## start Data lines

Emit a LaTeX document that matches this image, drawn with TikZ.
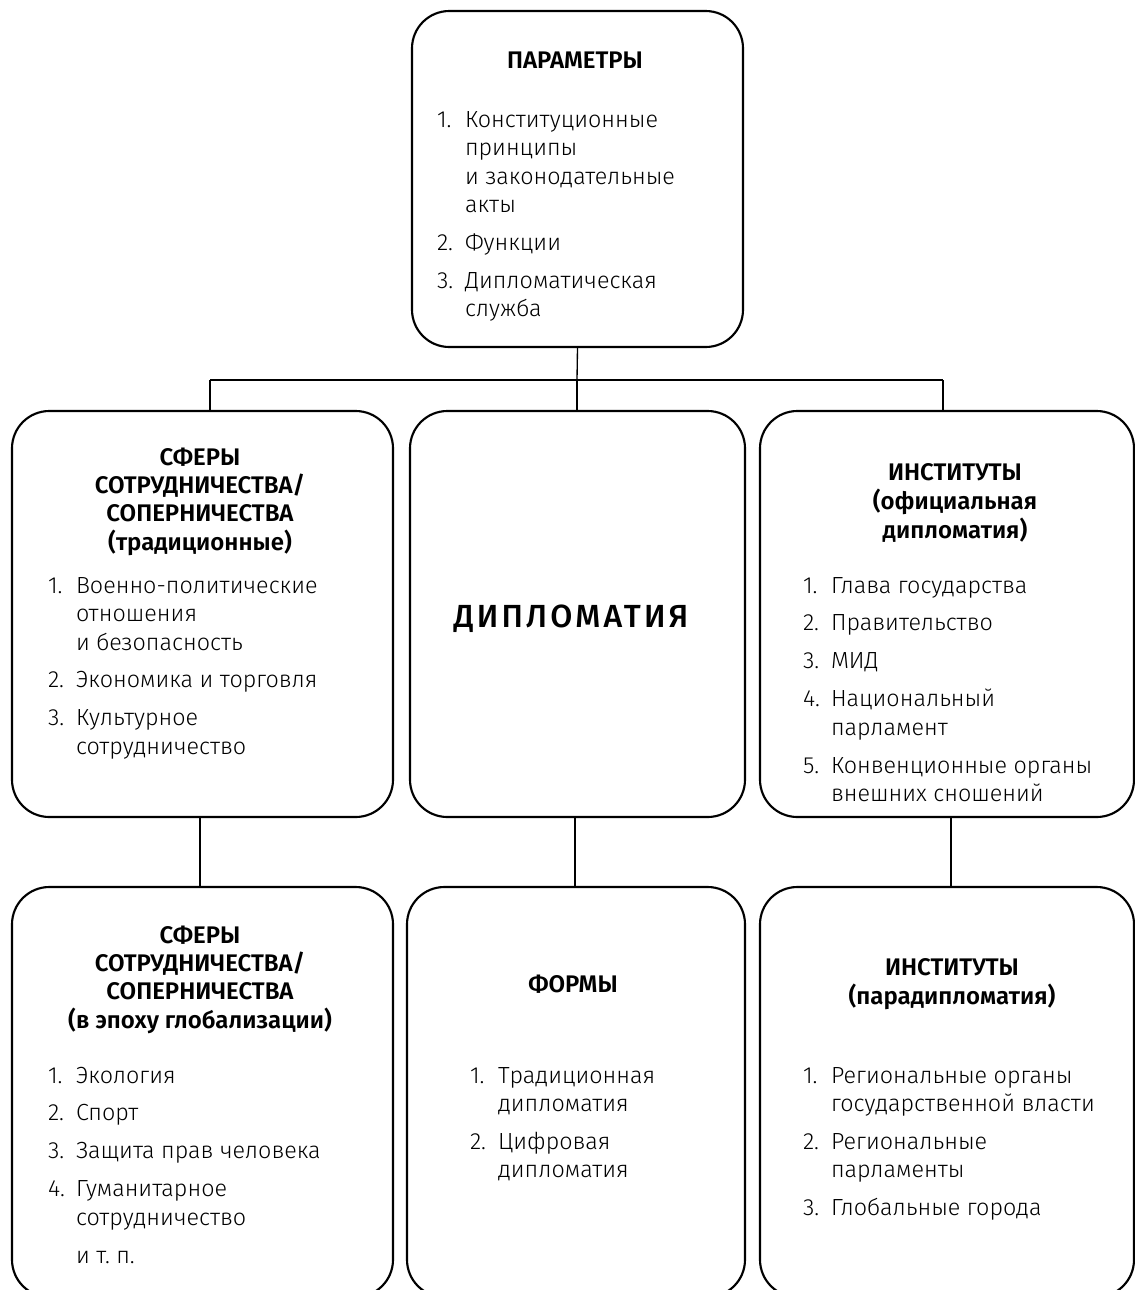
\documentclass[tikz,border=0pt]{standalone}
\usepackage{fontspec}
\IfFontExistsTF{Fira Sans Light}{%
  \IfFontExistsTF{Fira Sans SemiBold}{%
    \setmainfont{Fira Sans Light}[BoldFont={Fira Sans SemiBold}]%
  }{\setmainfont{Fira Sans Light}[BoldFont={Fira Sans Bold}]}%
}{\setmainfont{Fira Sans}}
\IfFontExistsTF{Fira Sans Medium}{%
  \newfontfamily\bigfont{Fira Sans Medium}[LetterSpace=10]%
}{\newfontfamily\bigfont{Fira Sans}[LetterSpace=10]}
\newcommand\bodyfnt{\fontsize{17.5}{21.4}\selectfont}
\newcommand\titlefnt{\fontsize{18}{21.2}\selectfont\bfseries}
\newcommand\ttl[1]{{\titlefnt\begin{tabular}[t]{@{}c@{}}#1\end{tabular}}}
\newcommand\lst[1]{{\bodyfnt\begin{tabular}[t]{@{}l@{}l@{}}#1\end{tabular}}}
\newcommand\nm[1]{\makebox[21pt][l]{#1}}
\tikzset{
  box/.style={draw, line width=1.6pt, rounded corners=28pt, inner sep=0pt},
  conn/.style={line width=1pt},
  txt/.style={inner sep=0pt, outer sep=0pt}
}
\begin{document}
\begin{tikzpicture}[x=0.75pt, y=-0.75pt]
\useasboundingbox (0,0) rectangle (1135,1290);
\clip (0,0) rectangle (1135,1290);
% boxes
\node[box, minimum width={331*0.75pt}, minimum height={336*0.75pt}] (p) at (577.5,179) {};
\node[box, minimum width={381*0.75pt}, minimum height={406*0.75pt}] (l1) at (202.5,614) {};
\node[box, minimum width={335*0.75pt}, minimum height={406*0.75pt}] (m1) at (577.5,614) {};
\node[box, minimum width={374*0.75pt}, minimum height={406*0.75pt}] (r1) at (947,614) {};
\node[box, minimum width={381*0.75pt}, minimum height={410*0.75pt}] (l2) at (202.5,1092) {};
\node[box, minimum width={338*0.75pt}, minimum height={410*0.75pt}] (m2) at (576,1092) {};
\node[box, minimum width={374*0.75pt}, minimum height={410*0.75pt}] (r2) at (947,1092) {};
% connectors
\coordinate (hc) at (577,380);
\coordinate (hl) at (210,380);
\coordinate (hr) at (943,380);
\coordinate (cl) at (200,0);
\coordinate (cm) at (575,0);
\coordinate (cr) at (951,0);
\draw[conn] (p.south) -- (hc);
\draw[conn] (hl) -- (hr);
\draw[conn] (hl) -- (hl |- l1.north);
\draw[conn] (hc) -- (hc |- m1.north);
\draw[conn] (hr) -- (hr |- r1.north);
\draw[conn] (cl |- l1.south) -- (cl |- l2.north);
\draw[conn] (cm |- m1.south) -- (cm |- m2.north);
\draw[conn] (cr |- r1.south) -- (cr |- r2.north);
% titles
\node[txt, anchor=base] (pt) at (575,68) {\ttl{ПАРАМЕТРЫ}};
\node[txt, anchor=base] (l1t) at (200,465) {\ttl{СФЕРЫ\\СОТРУДНИЧЕСТВА/\\СОПЕРНИЧЕСТВА\\(традиционные)}};
\node[txt, anchor=base] (r1t) at (955,480) {\ttl{ИНСТИТУТЫ\\(официальная\\дипломатия)}};
\node[txt, anchor=base] (l2t) at (200,943) {\ttl{СФЕРЫ\\СОТРУДНИЧЕСТВА/\\СОПЕРНИЧЕСТВА\\(в эпоху глобализации)}};
\node[txt, anchor=base] (m2t) at (573,992) {\ttl{ФОРМЫ}};
\node[txt, anchor=base] (r2t) at (952,975) {\ttl{ИНСТИТУТЫ\\(парадипломатия)}};
\node[txt, anchor=base] (mt) at (571,627) {\bigfont\fontsize{24}{28}\selectfont ДИПЛОМАТИЯ};
% lists
\node[txt, anchor=base west] (pl) at (437,127) {\lst{%
\nm{1.} & Конституционные\\ & принципы\\ & и законодательные\\ & акты\\[7pt]
\nm{2.} & Функции\\[7pt]
\nm{3.} & Дипломатическая\\ & служба}};
\node[txt, anchor=base west] (l1l) at (48,593) {\lst{%
\nm{1.} & Военно-политические\\ & отношения\\ & и безопасность\\[7pt]
\nm{2.} & Экономика и торговля\\[7pt]
\nm{3.} & Культурное\\ & сотрудничество}};
\node[txt, anchor=base west] (r1l) at (803,593) {\lst{%
\nm{1.} & Глава государства\\[7pt]
\nm{2.} & Правительство\\[7pt]
\nm{3.} & МИД\\[7pt]
\nm{4.} & Национальный\\ & парламент\\[7pt]
\nm{5.} & Конвенционные органы\\ & внешних сношений}};
\node[txt, anchor=base west] (l2l) at (48,1083) {\lst{%
\nm{1.} & Экология\\[7pt]
\nm{2.} & Спорт\\[7pt]
\nm{3.} & Защита прав человека\\[7pt]
\nm{4.} & Гуманитарное\\ & сотрудничество\\[7pt]
 & и т.~п.}};
\node[txt, anchor=base west] (m2l) at (470,1083) {\lst{%
\nm{1.} & Традиционная\\ & дипломатия\\[7pt]
\nm{2.} & Цифровая\\ & дипломатия}};
\node[txt, anchor=base west] (r2l) at (803,1083) {\lst{%
\nm{1.} & Региональные органы\\ & государственной власти\\[7pt]
\nm{2.} & Региональные\\ & парламенты\\[7pt]
\nm{3.} & Глобальные города}};
\end{tikzpicture}
\end{document}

## end Data lines

§ **Task details**: Transcribe the full listing above exactly, with the images removed.

§ **Task answer**:
Emit a LaTeX document that matches this image, drawn with TikZ.
\documentclass[tikz,border=0pt]{standalone}
\usepackage{fontspec}
\IfFontExistsTF{Fira Sans Light}{%
  \IfFontExistsTF{Fira Sans SemiBold}{%
    \setmainfont{Fira Sans Light}[BoldFont={Fira Sans SemiBold}]%
  }{\setmainfont{Fira Sans Light}[BoldFont={Fira Sans Bold}]}%
}{\setmainfont{Fira Sans}}
\IfFontExistsTF{Fira Sans Medium}{%
  \newfontfamily\bigfont{Fira Sans Medium}[LetterSpace=10]%
}{\newfontfamily\bigfont{Fira Sans}[LetterSpace=10]}
\newcommand\bodyfnt{\fontsize{17.5}{21.4}\selectfont}
\newcommand\titlefnt{\fontsize{18}{21.2}\selectfont\bfseries}
\newcommand\ttl[1]{{\titlefnt\begin{tabular}[t]{@{}c@{}}#1\end{tabular}}}
\newcommand\lst[1]{{\bodyfnt\begin{tabular}[t]{@{}l@{}l@{}}#1\end{tabular}}}
\newcommand\nm[1]{\makebox[21pt][l]{#1}}
\tikzset{
  box/.style={draw, line width=1.6pt, rounded corners=28pt, inner sep=0pt},
  conn/.style={line width=1pt},
  txt/.style={inner sep=0pt, outer sep=0pt}
}
\begin{document}
\begin{tikzpicture}[x=0.75pt, y=-0.75pt]
\useasboundingbox (0,0) rectangle (1135,1290);
\clip (0,0) rectangle (1135,1290);
% boxes
\node[box, minimum width={331*0.75pt}, minimum height={336*0.75pt}] (p) at (577.5,179) {};
\node[box, minimum width={381*0.75pt}, minimum height={406*0.75pt}] (l1) at (202.5,614) {};
\node[box, minimum width={335*0.75pt}, minimum height={406*0.75pt}] (m1) at (577.5,614) {};
\node[box, minimum width={374*0.75pt}, minimum height={406*0.75pt}] (r1) at (947,614) {};
\node[box, minimum width={381*0.75pt}, minimum height={410*0.75pt}] (l2) at (202.5,1092) {};
\node[box, minimum width={338*0.75pt}, minimum height={410*0.75pt}] (m2) at (576,1092) {};
\node[box, minimum width={374*0.75pt}, minimum height={410*0.75pt}] (r2) at (947,1092) {};
% connectors
\coordinate (hc) at (577,380);
\coordinate (hl) at (210,380);
\coordinate (hr) at (943,380);
\coordinate (cl) at (200,0);
\coordinate (cm) at (575,0);
\coordinate (cr) at (951,0);
\draw[conn] (p.south) -- (hc);
\draw[conn] (hl) -- (hr);
\draw[conn] (hl) -- (hl |- l1.north);
\draw[conn] (hc) -- (hc |- m1.north);
\draw[conn] (hr) -- (hr |- r1.north);
\draw[conn] (cl |- l1.south) -- (cl |- l2.north);
\draw[conn] (cm |- m1.south) -- (cm |- m2.north);
\draw[conn] (cr |- r1.south) -- (cr |- r2.north);
% titles
\node[txt, anchor=base] (pt) at (575,68) {\ttl{ПАРАМЕТРЫ}};
\node[txt, anchor=base] (l1t) at (200,465) {\ttl{СФЕРЫ\\СОТРУДНИЧЕСТВА/\\СОПЕРНИЧЕСТВА\\(традиционные)}};
\node[txt, anchor=base] (r1t) at (955,480) {\ttl{ИНСТИТУТЫ\\(официальная\\дипломатия)}};
\node[txt, anchor=base] (l2t) at (200,943) {\ttl{СФЕРЫ\\СОТРУДНИЧЕСТВА/\\СОПЕРНИЧЕСТВА\\(в эпоху глобализации)}};
\node[txt, anchor=base] (m2t) at (573,992) {\ttl{ФОРМЫ}};
\node[txt, anchor=base] (r2t) at (952,975) {\ttl{ИНСТИТУТЫ\\(парадипломатия)}};
\node[txt, anchor=base] (mt) at (571,627) {\bigfont\fontsize{24}{28}\selectfont ДИПЛОМАТИЯ};
% lists
\node[txt, anchor=base west] (pl) at (437,127) {\lst{%
\nm{1.} & Конституционные\\ & принципы\\ & и законодательные\\ & акты\\[7pt]
\nm{2.} & Функции\\[7pt]
\nm{3.} & Дипломатическая\\ & служба}};
\node[txt, anchor=base west] (l1l) at (48,593) {\lst{%
\nm{1.} & Военно-политические\\ & отношения\\ & и безопасность\\[7pt]
\nm{2.} & Экономика и торговля\\[7pt]
\nm{3.} & Культурное\\ & сотрудничество}};
\node[txt, anchor=base west] (r1l) at (803,593) {\lst{%
\nm{1.} & Глава государства\\[7pt]
\nm{2.} & Правительство\\[7pt]
\nm{3.} & МИД\\[7pt]
\nm{4.} & Национальный\\ & парламент\\[7pt]
\nm{5.} & Конвенционные органы\\ & внешних сношений}};
\node[txt, anchor=base west] (l2l) at (48,1083) {\lst{%
\nm{1.} & Экология\\[7pt]
\nm{2.} & Спорт\\[7pt]
\nm{3.} & Защита прав человека\\[7pt]
\nm{4.} & Гуманитарное\\ & сотрудничество\\[7pt]
 & и т.~п.}};
\node[txt, anchor=base west] (m2l) at (470,1083) {\lst{%
\nm{1.} & Традиционная\\ & дипломатия\\[7pt]
\nm{2.} & Цифровая\\ & дипломатия}};
\node[txt, anchor=base west] (r2l) at (803,1083) {\lst{%
\nm{1.} & Региональные органы\\ & государственной власти\\[7pt]
\nm{2.} & Региональные\\ & парламенты\\[7pt]
\nm{3.} & Глобальные города}};
\end{tikzpicture}
\end{document}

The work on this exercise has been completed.